Second, companies with decent fundamentals that are trading at or near their cash… this is a no brainer… eventually that cash is either going to be put in a floor, or put the floor in, or will allow the company to do something that will take the stock higher… in other words, if there is a company that is selling thru its cash… there is another company that is going to come in and buy it for the cash.

And third, the strategy that I want to talk about right now… you should be buying what I call the accidental high yielders… what is an accidental high yielder…. it is a company that before getting hit with enormous declines, paid a modest, maybe some would even say meager dividend… because it was very cautious… then after its share price fell precipitously… it became a high yielder… this is like an ugly duckling into a swan of a 4% yield… not because it wanted to… but because the market relentlessly pushed down its stock… the market kept giving it the business… we can trust the accidentally high yielders most of which are industrial companies, like a Nucor or a Caterpillar… because they never really paid big dividends to begin with… they were stingy… normally when you see a company with a big yield and in times of a really awful bear market like we have seen… you will see some smoke stack industrial stock yielding upwards of 6 or 7.

The big danger is that the dividend will be cut… high yields are more often a sign that something is wrong… than a sign that something should be bought… but the accidental high yielders do not fit that profile… even if their earnings are about to be chopped to pieces by a dire economic slowdown, and you should expect that to happen to their earnings… plan for the worst, and I would tell you to hope for the best… but hope is not part of the equation… these companies will still be able to afford to pay that dividend because they always kept it small… they were able to pay the dividends in past recessions… they can pay it in the current one… that is one reason to like the accidental high yielders… the dividend is reliable… now, nothing is etched in stone… no dividend is completely 100%… if we go into the second Great Depression… the theory may not work as well.

The second reason, is drop dead obvious… they are paying you lots of money just to sit in the stock… never dismiss dividends just because they tend to be where older, more conservative investors go for income and not growth… money in your pocket is money in your pocket… that yield can augment your returns… and in fact if you reinvest it in the stock, and you have got a long term horizon, it can make you plenty of money even if the stock totally sits still… this is the rule of 72... if you reinvest your dividends into the stocks that paid them… they will compound over time… and with any of the compounds you divide 72 by the yield to find out how long it will take for your money to double… so if you buy an accidentally high yielder that has got a 5% yield… you will double your money in the stock in 14 and a half years… a little less actually because the rule of 72 is just a rule of thumb… and this is even if the stock goes nowhere.
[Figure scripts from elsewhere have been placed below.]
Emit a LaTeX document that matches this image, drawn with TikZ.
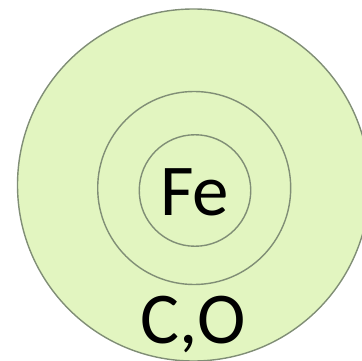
\documentclass[tikz,border=0pt]{standalone}
\usepackage{fontspec}
\setmainfont{Carlito}
\definecolor{ringfill}{RGB}{226,245,192}
\definecolor{ringline}{RGB}{128,142,118}
\tikzset{
  ring/.style={circle, draw=ringline, line width=1.4pt, inner sep=0pt},
  label/.style={font=\fontsize{73}{73}\selectfont, inner sep=0pt, text=black}
}
\begin{document}
\begin{tikzpicture}[x=1pt,y=-1pt]
\useasboundingbox (0,0) rectangle (362,361);
\clip (0,0) rectangle (362,361);
\node[ring, fill=ringfill, minimum size=352pt] (outer) at (193.5,185) {};
\node[ring, minimum size=193pt] (middle) at (194.2,188) {};
\node[ring, minimum size=111.5pt] (inner) at (195,190.5) {};
\node[label] (fe) at (194.5,192.5) {Fe};
\node[label, anchor=base] (co) at (193.5,343) {C,O};
\end{tikzpicture}
\end{document}
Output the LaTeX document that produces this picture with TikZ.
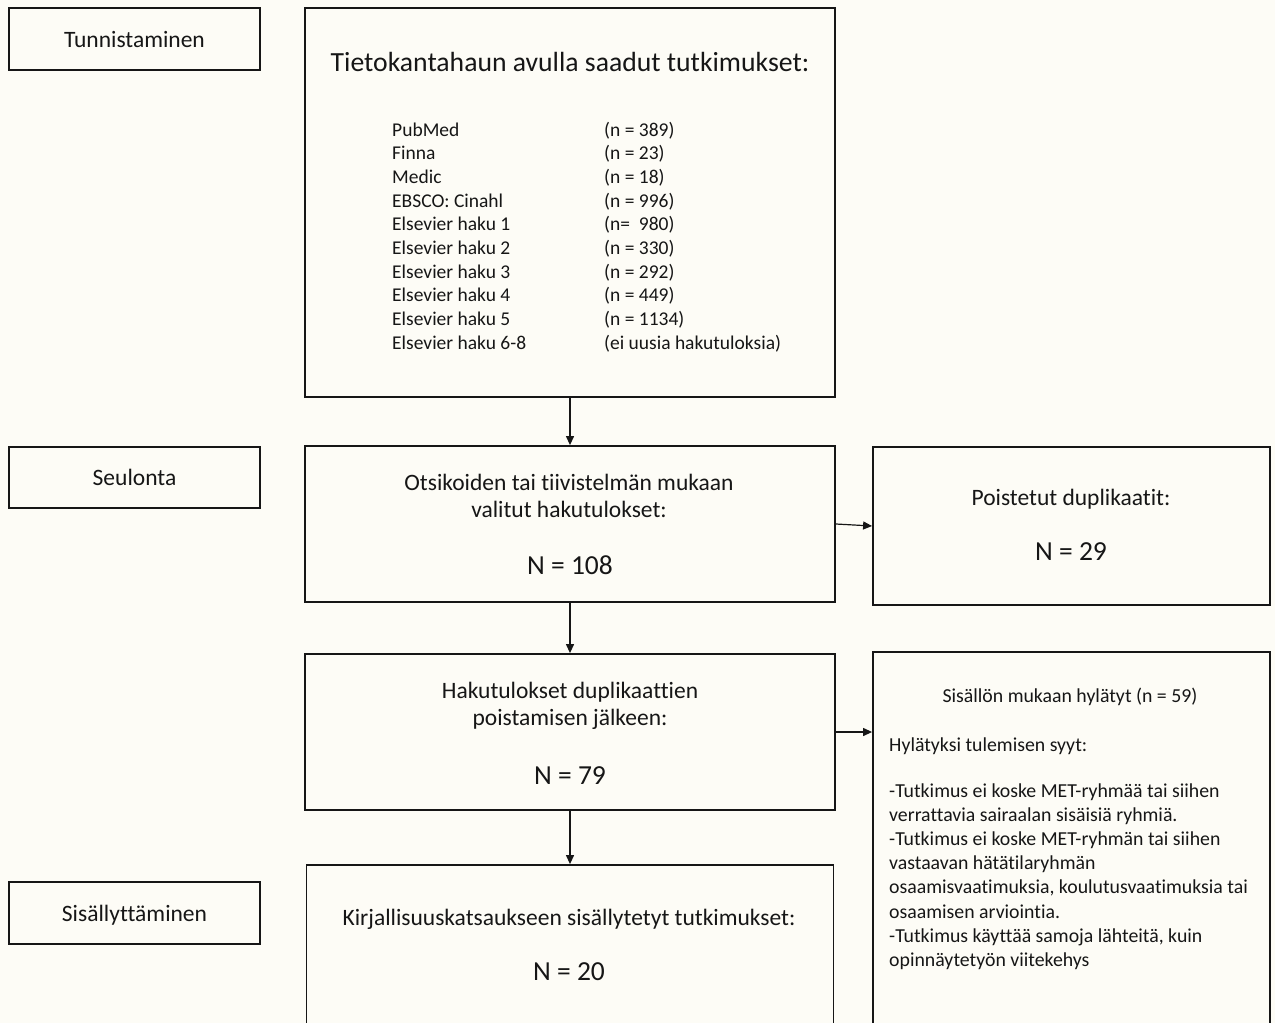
\documentclass[tikz,border=0pt]{standalone}
\usepackage{fontspec}
\setmainfont{Carlito}[Ligatures={TeX,NoCommon}]
\usetikzlibrary{arrows.meta}
\definecolor{bg}{RGB}{253,252,246}
\definecolor{ink}{RGB}{22,22,22}
\begin{document}
\begin{tikzpicture}[x=1pt,y=-1pt,
  box/.style={draw=ink, line width=1.8pt, inner sep=0pt},
  arr/.style={draw=ink, line width=1.2pt, -{Triangle[length=9pt,width=8pt]}},
  txt/.style={text=ink, inner sep=0pt},
  ftitle/.style={font=\fontsize{27.7}{33}\selectfont},
  flist/.style={font=\fontsize{19.5}{23}\selectfont},
  fbox/.style={font=\fontsize{23.5}{28}\selectfont},
  fbig/.style={font=\fontsize{27.5}{33}\selectfont},
  fsmall/.style={font=\fontsize{19.8}{24}\selectfont},
  fside/.style={font=\fontsize{23.5}{28}\selectfont}]
\useasboundingbox (0,0) rectangle (1275,1023);
\fill[bg] (0,0) rectangle (1275,1023);
\clip (0,0) rectangle (1275,1023);

% left stage labels
\node[box, minimum width=251, minimum height=62] (s1) at (134.5,39) {};
\node[txt, fside, anchor=base] (s1t) at (134.5,47.5) {Tunnistaminen};
\node[box, minimum width=251, minimum height=61] (s2) at (134.5,477.5) {};
\node[txt, fside, anchor=base] (s2t) at (134.5,485.5) {Seulonta};
\node[box, minimum width=251, minimum height=62] (s3) at (134.5,913) {};
\node[txt, fside, anchor=base] (s3t) at (134.5,921.5) {Sisällyttäminen};

% main boxes
\node[box, minimum width=530, minimum height=389] (b1) at (570,202.5) {};
\node[box, minimum width=530, minimum height=156] (b2) at (570,524) {};
\node[box, minimum width=530, minimum height=156] (b3) at (570,732) {};
\node[box, minimum width=527, minimum height=180] (b4) at (570,955) {};
\node[box, minimum width=397, minimum height=158] (r1) at (1071.5,526) {};
\node[box, minimum width=397, minimum height=390] (r2) at (1071.5,847) {};

% box 1 text
\node[txt, ftitle, anchor=base] (b1t) at (570,71) {Tietokantahaun avulla saadut tutkimukset:};
\foreach \nm/\val [count=\i] in {PubMed/(n = 389), Finna/(n = 23), Medic/(n = 18),
  EBSCO: Cinahl/(n = 996), Elsevier haku 1/(n=\ \ 980), Elsevier haku 2/(n = 330),
  Elsevier haku 3/(n = 292), Elsevier haku 4/(n = 449), Elsevier haku 5/(n = 1134),
  Elsevier haku 6-8/(ei uusia hakutuloksia)} {
  \node[txt, flist, anchor=base west] (ln\i) at (392,{136+23.7*(\i-1)}) {\nm};
  \node[txt, flist, anchor=base west] (lv\i) at (604,{136+23.7*(\i-1)}) {\val};
}

% box 2 text
\node[txt, fbox, anchor=base] (b2a) at (569,490) {Otsikoiden tai tiivistelmän mukaan};
\node[txt, fbox, anchor=base] (b2b) at (569,517) {valitut hakutulokset:};
\node[txt, fbig, anchor=base] (b2c) at (570,574) {N = 108};

% box 3 text
\node[txt, fbox, anchor=base] (b3a) at (570,698) {Hakutulokset duplikaattien};
\node[txt, fbox, anchor=base] (b3b) at (570,725) {poistamisen jälkeen:};
\node[txt, fbig, anchor=base] (b3c) at (570,784) {N = 79};

% box 4 text
\node[txt, fbox, anchor=base] (b4a) at (569,925) {Kirjallisuuskatsaukseen sisällytetyt tutkimukset:};
\node[txt, fbig, anchor=base] (b4b) at (569,980) {N = 20};

% right box 1 text
\node[txt, fbox, anchor=base] (r1a) at (1071,505) {Poistetut duplikaatit:};
\node[txt, fbig, anchor=base] (r1b) at (1071,560) {N = 29};

% right box 2 text
\node[txt, fsmall, anchor=base] (r2a) at (1070,702) {Sisällön mukaan hylätyt (n = 59)};
\node[txt, fsmall, anchor=base west] (r2b) at (889,751) {Hylätyksi tulemisen syyt:};
\foreach \ln [count=\i] in {-Tutkimus ei koske MET-ryhmää tai siihen,
  verrattavia sairaalan sisäisiä ryhmiä.,
  -Tutkimus ei koske MET-ryhmän tai siihen,
  vastaavan hätätilaryhmän,
  {osaamisvaatimuksia, koulutusvaatimuksia tai},
  osaamisen arviointia.,
  {-Tutkimus käyttää samoja lähteitä, kuin},
  opinnäytetyön viitekehys} {
  \node[txt, fsmall, anchor=base west] (rs\i) at (889,{797+24.2*(\i-1)}) {\ln};
}

% connectors
\draw[arr] (b1.south) -- (b2.north);
\draw[arr] (b2.south) -- (b3.north);
\draw[arr] (b3.south) -- (b4.north);
\draw[arr] (b2.east) -- (r1.west);
\draw[arr] (b3.east) -- (b3.east -| r2.west);
\end{tikzpicture}
\end{document}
Does 14 years seem like a long time… it shouldn’t when it comes to your retirement portfolio… it is where you need to think in terms of 14 years… it is where you need to think in terms of decades… not months or years… in the down market a stock that is yielding a 4%, 5%, or 6% is not to be ignored, simply for the yield… especially if it is the kind of company that you never expected to have a juicy dividend payout… and remember also, that a lot of the S&P’s performance has come, almost half, has come from the dividend portion… not just the capital gain.

The way to buy these stocks and to sell them is to use wide scale space, not on the stock price, but on the yield… what does that mean… it means to buy some and then buy some more when it yields more… lets use an example, you want to buy 200 shares of an accidental yielder… the accidental yielder is paying out 4%, that is when you buy 50... only 50, a quarter of your position… because in an awful market you can bet that stocks can go lower… and that means the yield is going lower… you buy the next 50 shares when the stock yields 4.5%… and the next at 5%… you have got the picture… the corollary to buying an accidental high yielder like this is that if you have any kind of trading mentality… if you have to sell them when the market rallies and the yield drops below 4%… why… because we like these stocks when the market stinks… that means that we believe that stocks in general are going down and that rallies are ephemeral.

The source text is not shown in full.